D’ailleurs…En quoi les dialogues précédents ont-ils pu modifier notre position? Dans tous les cas, nous le tenons, le rapport de Monseigneur, notre trophée ! » Sereins, les défenseurs du régime qui interviennent où ils peuvent et où ils veulent, payés ou non pour leurs bons services, avec leurs arguments de sérénité pour insister que tout va bien, que tout ira bien, que tout sera éternellement bien et éternellement serein sur la terre des Gnassingbé. Sereins les marcheurs, ça marche ! Même s’ils pataugent dans la fange, même s’ils s’enfoncent de plus en plus dans un tunnel dont on ne voit pas la fin.

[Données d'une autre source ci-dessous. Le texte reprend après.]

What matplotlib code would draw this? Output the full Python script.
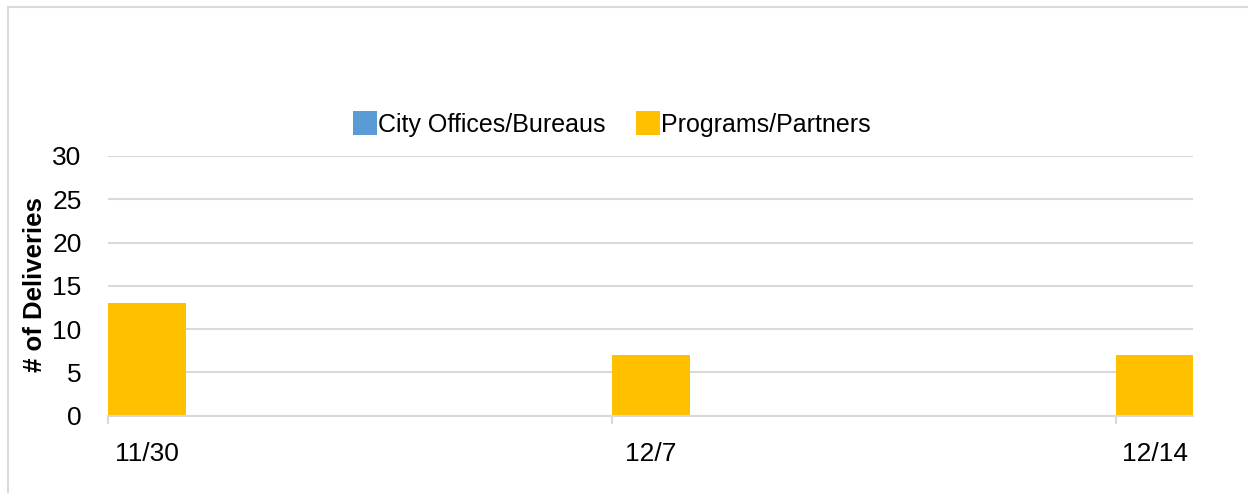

Pourquoi et de quoi s’inquiéteraient-ils ? Nous sommes un peuple de gens sereins. Sereins dans nos partis, nos associations, nos collectifs, nos villages, nos clans, nos tribus. Et même serein tout seul, chacun dans son coin. Et nous ne changerons pas. Notre sérénité coule, douce, comme une sérénade bien réglée où chacun joue de son instrument en un concert sans fin, tous, Monseigneur et mes seigneurs les musiciens sereins. Vous dites que notre sérénade, qui nous sérine le même refrain depuis des décennies cache (mal?) nos disharmonies de toutes sortes, à tous les niveaux?Non, c’est faux. C’est simplement notre manière d’être.